This position will be responsible for implementing and maintaining an enterprise-wide monitoring solution w/in a 24/7 production environment.
Required Skills:
Enterprise monitoring and observability, including application performance monitoring (APM), infrastructure monitoring, and event management.
Experience working with AppDynamics (preferred) but will consider experience with at least three of the following Server Management products: Prometheus, Azure Monitor, SCOM, BMC AIOps or WhatsUpGold.
Networking experience in an enterprise environment
Working with both Windows and UNIX/Linux based systems in an enterprise environment, including advanced shell scripting.
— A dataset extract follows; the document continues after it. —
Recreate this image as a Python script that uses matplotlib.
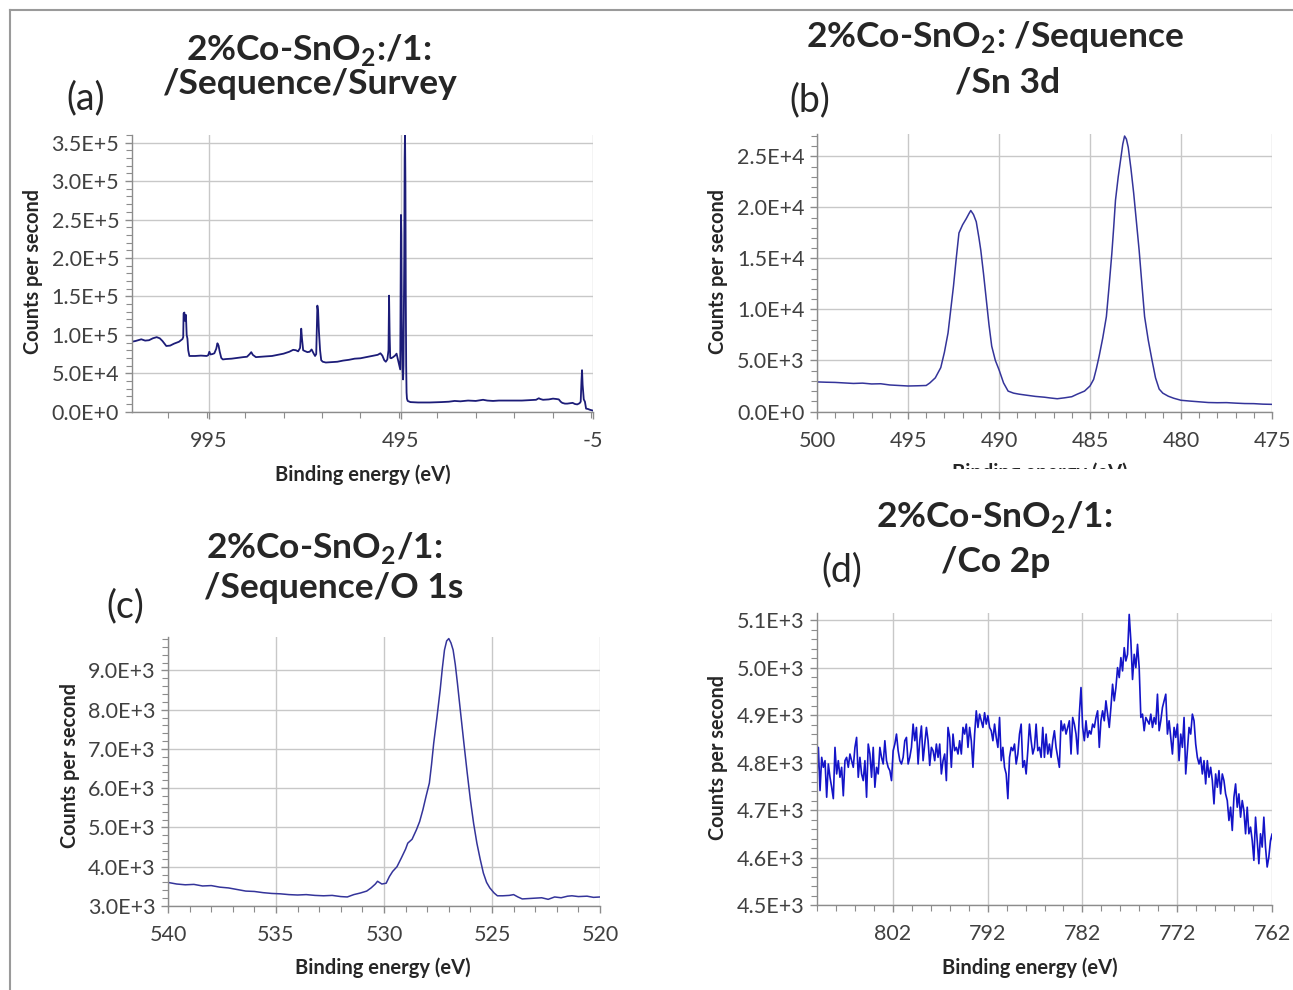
import numpy as np
import matplotlib
matplotlib.use("Agg")
import matplotlib.pyplot as plt
from matplotlib.ticker import MultipleLocator, FuncFormatter, FixedLocator
from matplotlib.patches import Rectangle
from matplotlib.lines import Line2D

# ---------------- DATA ----------------
# (a) Survey
survey_be = [1195, 1185, 1170, 1160, 1150, 1140, 1130, 1122, 1115, 1105, 1095, 1085, 1072, 1063,
             1061, 1060, 1058, 1056, 1054, 1052, 1050, 1048, 1045, 1030, 1015, 1000, 996, 993, 990,
             985, 980, 975, 972, 969, 966, 962, 958, 950, 935, 920, 905, 895, 888, 884, 880, 872,
             860, 845, 830, 815, 800, 785, 775, 768, 762, 757, 754, 752, 749, 745, 738, 732, 727,
             722, 718, 715, 713, 712, 710, 708, 705, 702, 698, 690, 675, 660, 645, 630, 615, 600,
             585, 570, 555, 548, 543, 538, 534, 530, 527, 525.5, 524, 522.5, 520, 515, 510, 506,
             503, 500, 498, 496.5, 495.5, 494.5, 493.5, 492.5, 491.5, 490, 489, 488, 487, 486, 485,
             484, 483, 482, 481, 480, 479, 477, 470, 450, 420, 390, 370, 355, 340, 320, 300, 281,
             270, 255, 240, 225, 212, 195, 180, 160, 143, 136, 132, 125, 110, 99, 90, 84, 79, 75,
             68, 62, 55, 48, 42, 36, 30, 27, 25, 23.5, 22, 19, 16, 13, 8, 3, -5]
survey_cps = [91000, 92000, 94200, 92500, 93000, 95500, 97000, 95500, 92000, 85500, 86000, 88500,
              91000, 94500, 97000, 128000, 129000, 118000, 126000, 100000, 95000, 80000, 72500,
              72500, 73000, 72500, 73500, 78000, 74500, 75000, 76000, 82000, 89000, 86000, 78000,
              70000, 68000, 68500, 69000, 70000, 71000, 71500, 75000, 77500, 74000, 71000, 71500,
              72000, 72500, 74000, 75500, 78000, 80500, 80000, 78500, 83000, 108000, 95000, 80000,
              79000, 77500, 78000, 81000, 76000, 72500, 75000, 120000, 138000, 130000, 105000,
              80000, 67000, 65000, 64000, 64500, 65000, 66500, 67500, 69000, 69500, 71000, 72500,
              74000, 76000, 73000, 67000, 65000, 68000, 80000, 151000, 100000, 70000, 69500, 71000,
              73000, 75500, 69000, 62000, 58000, 55000, 150000, 256000, 230000, 120000, 80000,
              50000, 42000, 60000, 130000, 200000, 330000, 365000, 300000, 150000, 60000, 25000,
              17000, 14000, 12500, 12000, 12000, 12500, 13000, 14000, 13500, 14500, 14000, 15500,
              14500, 14000, 14500, 14500, 14500, 14500, 14500, 15000, 15500, 17500, 16500, 15500,
              16000, 17000, 16500, 16000, 13000, 11500, 10500, 10500, 11000, 11500, 10000, 9500,
              11000, 13000, 40000, 54000, 35000, 16000, 13000, 4000, 3500, 2500, 1400]

# (b) Sn 3d
sn_be = [500, 499.5, 499, 498.5, 498, 497.5, 497, 496.5, 496, 495.5, 495, 494.5, 494, 493.8,
         493.5, 493.2, 493.0, 492.8, 492.65, 492.5, 492.35, 492.2, 492.0, 491.8, 491.65, 491.55,
         491.4, 491.25, 491.1, 491.0, 490.85, 490.7, 490.55, 490.4, 490.2, 490.0, 489.75, 489.5,
         489.2, 488.9, 488.5, 488.0, 487.5, 487.2, 486.8, 486.4, 486.0, 485.7, 485.5, 485.3,
         485.0, 484.8, 484.65, 484.5, 484.3, 484.1, 483.95, 483.8, 483.7, 483.6, 483.45, 483.3,
         483.2, 483.1, 483.0, 482.9, 482.75, 482.6, 482.45, 482.3, 482.15, 482.0, 481.8, 481.6,
         481.4, 481.2, 481.0, 480.7, 480.4, 480.0, 479.5, 479.0, 478.5, 478.0, 477.5, 477.0,
         476.5, 476.0, 475.5, 475.0]
sn_cps = [2900, 2870, 2850, 2800, 2750, 2780, 2700, 2720, 2600, 2550, 2500, 2520, 2550, 2800,
          3300, 4300, 5800, 7700, 10000, 12300, 15000, 17500, 18300, 18900, 19400, 19700, 19300,
          18600, 17000, 15800, 13500, 11000, 8500, 6400, 5000, 4100, 2800, 2000, 1800, 1700,
          1600, 1480, 1400, 1330, 1250, 1340, 1450, 1700, 1850, 2000, 2500, 3150, 4200, 5400,
          7200, 9300, 12300, 15500, 18000, 20700, 23000, 24900, 26200, 27000, 26700, 25900,
          23800, 21400, 18600, 15800, 12500, 9300, 7000, 5100, 3300, 2200, 1800, 1500, 1300,
          1100, 1020, 950, 880, 860, 870, 820, 780, 770, 720, 700]

# (c) O 1s
o_be = [540, 539.6, 539.2, 538.8, 538.4, 538, 537.6, 537.2, 536.8, 536.4, 536, 535.6, 535.2,
        534.8, 534.4, 534, 533.6, 533.2, 532.8, 532.4, 532, 531.7, 531.4, 531.1, 530.8, 530.6,
        530.4, 530.3, 530.1, 529.9, 529.75, 529.6, 529.4, 529.2, 529.0, 528.9, 528.7, 528.5,
        528.35, 528.2, 528.05, 527.9, 527.8, 527.7, 527.55, 527.4, 527.3, 527.2, 527.1, 527.0,
        526.9, 526.8, 526.7, 526.6, 526.45, 526.3, 526.15, 526.0, 525.85, 525.7, 525.55, 525.4,
        525.25, 525.1, 524.9, 524.75, 524.5, 524.2, 524.0, 523.8, 523.6, 523.3, 523.0, 522.7,
        522.4, 522.1, 521.8, 521.5, 521.3, 521.0, 520.6, 520.3, 520]
o_cps = [3600, 3560, 3540, 3550, 3510, 3520, 3480, 3460, 3420, 3380, 3370, 3340, 3320, 3310,
         3290, 3280, 3290, 3270, 3260, 3270, 3240, 3230, 3290, 3330, 3380, 3460, 3560, 3630,
         3560, 3580, 3750, 3880, 4000, 4220, 4450, 4600, 4700, 4940, 5150, 5450, 5800, 6130,
         6600, 7140, 7800, 8500, 9050, 9520, 9750, 9810, 9700, 9520, 9150, 8670, 7900, 7140,
         6400, 5700, 5100, 4600, 4200, 3840, 3600, 3460, 3330, 3260, 3260, 3270, 3290, 3230,
         3180, 3190, 3200, 3210, 3170, 3230, 3210, 3250, 3260, 3240, 3250, 3220, 3230]

# (d) Co 2p  (energy grid 810 -> 762 eV, constant step)
co_start, co_end = 810.0, 761.84
co_cps = [4762, 4832, 4741, 4811, 4790, 4804, 4727, 4797, 4769, 4748, 4724, 4832, 4776, 4804,
          4769, 4790, 4730, 4804, 4811, 4790, 4818, 4804, 4790, 4832, 4853, 4769, 4811, 4776,
          4762, 4804, 4727, 4839, 4818, 4769, 4832, 4748, 4790, 4776, 4832, 4811, 4797, 4846,
          4804, 4790, 4783, 4762, 4825, 4839, 4860, 4825, 4804, 4797, 4811, 4846, 4853, 4797,
          4811, 4832, 4881, 4846, 4874, 4797, 4846, 4877, 4804, 4839, 4874, 4846, 4794, 4832,
          4825, 4804, 4839, 4811, 4839, 4776, 4804, 4818, 4762, 4874, 4853, 4790, 4860, 4825,
          4832, 4818, 4846, 4818, 4874, 4860, 4881, 4832, 4874, 4846, 4790, 4860, 4909, 4874,
          4902, 4888, 4874, 4905, 4881, 4899, 4874, 4867, 4846, 4881, 4853, 4832, 4895, 4804,
          4832, 4790, 4776, 4724, 4811, 4832, 4825, 4839, 4797, 4818, 4860, 4881, 4790, 4804,
          4776, 4825, 4881, 4846, 4818, 4832, 4881, 4825, 4832, 4811, 4874,
          4811, 4860, 4818, 4839, 4811, 4846, 4867, 4832, 4811, 4790, 4888, 4867, 4881, 4860,
          4874, 4888, 4818, 4895, 4881, 4860, 4818, 4902, 4958, 4874, 4846, 4888, 4853, 4867,
          4860, 4881, 4874, 4895, 4909, 4832, 4888, 4909, 4888, 4930, 4902, 4874, 4916, 4965,
          4930, 4958, 5000, 4979, 5021, 4993, 5042, 5014, 5028, 5112, 5056, 4975, 5028, 5000,
          5049, 5000, 4895, 4902, 4867, 4895, 4888, 4881, 4902, 4874, 4895, 4881, 4944, 4867,
          4888, 4916, 4930, 4944, 4860, 4888, 4853, 4818, 4874, 4853, 4881, 4804, 4860, 4832,
          4895, 4776, 4825, 4874, 4860, 4902, 4888, 4839, 4811, 4797, 4811, 4776, 4804, 4755,
          4804, 4769, 4790, 4762, 4713, 4776, 4748, 4783, 4734, 4776, 4762, 4734, 4720, 4678,
          4706, 4657, 4727, 4755, 4706, 4734, 4685, 4720, 4699, 4650, 4706, 4650, 4664, 4636,
          4594, 4685, 4636, 4587, 4650, 4622, 4685, 4622, 4580, 4601, 4636, 4650, 4608]
co_be = np.linspace(co_start, co_end, len(co_cps))

# ---------------- STYLE ----------------
W, H = 1293, 990
plt.rcParams['font.family'] = ['Lato', 'DejaVu Sans']
plt.rcParams['axes.unicode_minus'] = False
plt.rcParams['mathtext.fontset'] = 'custom'
plt.rcParams['mathtext.rm'] = 'Lato'
plt.rcParams['mathtext.bf'] = 'Lato:bold'

fig = plt.figure(figsize=(W / 100, H / 100), dpi=100)
fig.patch.set_facecolor('white')

GRID = '#c8c8c8'
SPINE = '#8c8c8c'
TXT = '#262626'
TICKTXT = '#404040'


def sci(v, pos):
    s = f"{v:.1E}"
    return s.replace("E+0", "E+")


def px_rect(l, t, r, b):
    return [l / W, 1 - b / H, (r - l) / W, (b - t) / H]


def style_ax(ax, xlim, xmajor, xminor, ylim, ymajor, yminor, xticks=None):
    ax.set_xlim(*xlim)
    ax.set_ylim(*ylim)
    if xticks is not None:
        ax.xaxis.set_major_locator(FixedLocator(xticks))
    else:
        ax.xaxis.set_major_locator(MultipleLocator(xmajor))
    ax.xaxis.set_minor_locator(MultipleLocator(xminor))
    ax.yaxis.set_major_locator(MultipleLocator(ymajor))
    ax.yaxis.set_minor_locator(MultipleLocator(yminor))
    ax.yaxis.set_major_formatter(FuncFormatter(sci))
    ax.xaxis.set_major_formatter(FuncFormatter(lambda v, p: f"{v:g}"))
    ax.grid(True, which='major', color=GRID, lw=1.0)
    ax.set_axisbelow(True)
    for s in ('top', 'right'):
        ax.spines[s].set_visible(False)
    for s in ('left', 'bottom'):
        ax.spines[s].set_color(SPINE)
        ax.spines[s].set_linewidth(1.0)
    ax.tick_params(which='major', direction='out', length=5, color=SPINE, width=1,
                   labelsize=15.5, labelcolor=TICKTXT)
    ax.tick_params(axis='y', which='major', pad=4)
    ax.tick_params(axis='x', which='major', pad=9)
    ax.tick_params(which='minor', direction='out', length=4, color=SPINE, width=0.8)


# (a)
axa = fig.add_axes(px_rect(131.7, 135, 593, 411.7))
axa.plot(survey_be, survey_cps, color='#1c1c78', lw=1.3)
style_ax(axa, (1195, -5), 500, 100, (0, 3.6e5), 5e4, 1e4, xticks=[995, 495, -5])

# (b)
axb = fig.add_axes(px_rect(817, 134, 1272, 411.5))
axb.plot(sn_be, sn_cps, color='#34349a', lw=1.1)
style_ax(axb, (500, 475), 5, 1, (0, 2.72e4), 5e3, 1e3)

# (c)
axc = fig.add_axes(px_rect(168, 637, 600, 906))
axc.plot(o_be, o_cps, color='#34349a', lw=1.1)
style_ax(axc, (540, 520), 5, 1, (3000, 9850), 1000, 200)

# (d)
axd = fig.add_axes(px_rect(816.7, 613, 1272.3, 905))
axd.plot(co_be, co_cps, color='#1414c8', lw=1.2)
style_ax(axd, (810, 762), 10, 2, (4500, 5115), 100, 20, xticks=[802, 792, 782, 772, 762])


def ftxt(x, y, s, **kw):
    return fig.text(x / W, 1 - y / H, s, ha='center', va='center', color=TXT, **kw)


TS = 25.5
PS = 27
SUB = r'$_{\mathbf{2}}$'
# titles
ftxt(309, 50, '2%Co-SnO' + SUB + ':/1:', fontsize=TS, fontweight='bold')
ftxt(310, 84, '/Sequence/Survey', fontsize=TS, fontweight='bold')
ftxt(995, 37, '2%Co-SnO' + SUB + ': /Sequence', fontsize=TS, fontweight='bold')
ftxt(1008, 82, '/Sn 3d', fontsize=TS, fontweight='bold')
ftxt(324, 548, '2%Co-SnO' + SUB + '/1:', fontsize=TS, fontweight='bold')
ftxt(334, 588, '/Sequence/O 1s', fontsize=TS, fontweight='bold')
ftxt(994, 517, '2%Co-SnO' + SUB + '/1:', fontsize=TS, fontweight='bold')
ftxt(996, 562, '/Co 2p', fontsize=TS, fontweight='bold')

# panel labels
ftxt(86, 98, '(a)', fontsize=PS)
ftxt(810, 100, '(b)', fontsize=PS)
ftxt(125, 606, '(c)', fontsize=PS)
ftxt(842, 570, '(d)', fontsize=PS)

# axis labels
for (x, y) in [(33, 272), (718, 272), (70, 765), (718, 758)]:
    ftxt(x, y, 'Counts per second', fontsize=14.3, fontweight='bold', rotation=90)
for (x, y) in [(363, 475), (383, 968), (1030, 968)]:
    ftxt(x, y, 'Binding energy (eV)', fontsize=14.5, fontweight='bold')
tb = fig.text(1040 / W, 1 - 462 / H, 'Binding energy (eV)', ha='center', va='top',
              color=TXT, fontsize=14.5, fontweight='bold')
clip = Rectangle((900 / W, 1 - 469 / H), 300 / W, 10 / H, transform=fig.transFigure,
                 fill=False, visible=False)
fig.patches.append(clip)
tb.set_clip_path(clip)

# outer frame (top and left)
fig.add_artist(Line2D([10 / W, 1], [1 - 10 / H, 1 - 10 / H], transform=fig.transFigure,
                      color='#9a9a9a', lw=1.5))
fig.add_artist(Line2D([10 / W, 10 / W], [0, 1 - 10 / H], transform=fig.transFigure,
                      color='#9a9a9a', lw=1.5))

fig.savefig('out.png', dpi=100, facecolor='white')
Strong understanding of cloud-native monitoring principles (especially Azure).
Strong grasp of enterprise application architectures and monitoring challenges across distributed systems.
Self-motivated, detail-oriented, and capable of working independently or in cross-functional teams, with the ability to operate effectively in fast-paced, incident-driven environments.
ROLES AND RESPONSIBILITIES:
-Design, deploy, and manage end-to-end monitoring and observability solutions across infrastructure, applications, databases, and cloud services.
-Administer, maintain, and support enterprise monitoring tools, including routine upgrades, license management, and system tuning.
-Manage and maintain existing monitors across platforms, ensuring they remain relevant, accurate, and aligned with evolving system and business requirements.
-Review and recommend alert thresholds, KPIs, and escalation criteria to ensure actionable and meaningful alerting.
-Collaborate with application, infrastructure, database, and network teams to define monitoring strategies for performance, availability, and reliability.
-Integrate tools such as AppDynamics, Prometheus, Azure Monitor, SCOM, BMC AIOps, WhatsUpGold, and xMatters into a cohesive observability platform.
-Build and maintain dashboards, metrics visualizations, and alert rules using Azure Monitor, Application Insights, and Grafana.
-Support synthetic and real-user monitoring to measure application performance and user experience.
-Streamline alerting workflows and escalation paths using tools like xMatters to support 24x7 incident response.
-Help teams identify monitoring gaps, reduce noise and false positives, and enhance correlation using tools like BMC AIOps.
-Oversee monitoring of SSL certificates, URLs, and Key Vault secrets, ensuring proactive renewal and alerting.
-Analyze telemetry and diagnostic data to aid troubleshooting and incident root cause analysis.
-Provide monitoring expertise and implementation support for IT projects and new technology rollouts.
-Document tool configurations, monitoring policies, operational procedures, and troubleshooting guides.
-Continuously evaluate observability coverage to ensure system visibility, scalability, and security.
-Deliver periodic reports on system health, capacity trends, alert volumes, and KPIs to leadership and stakeholders.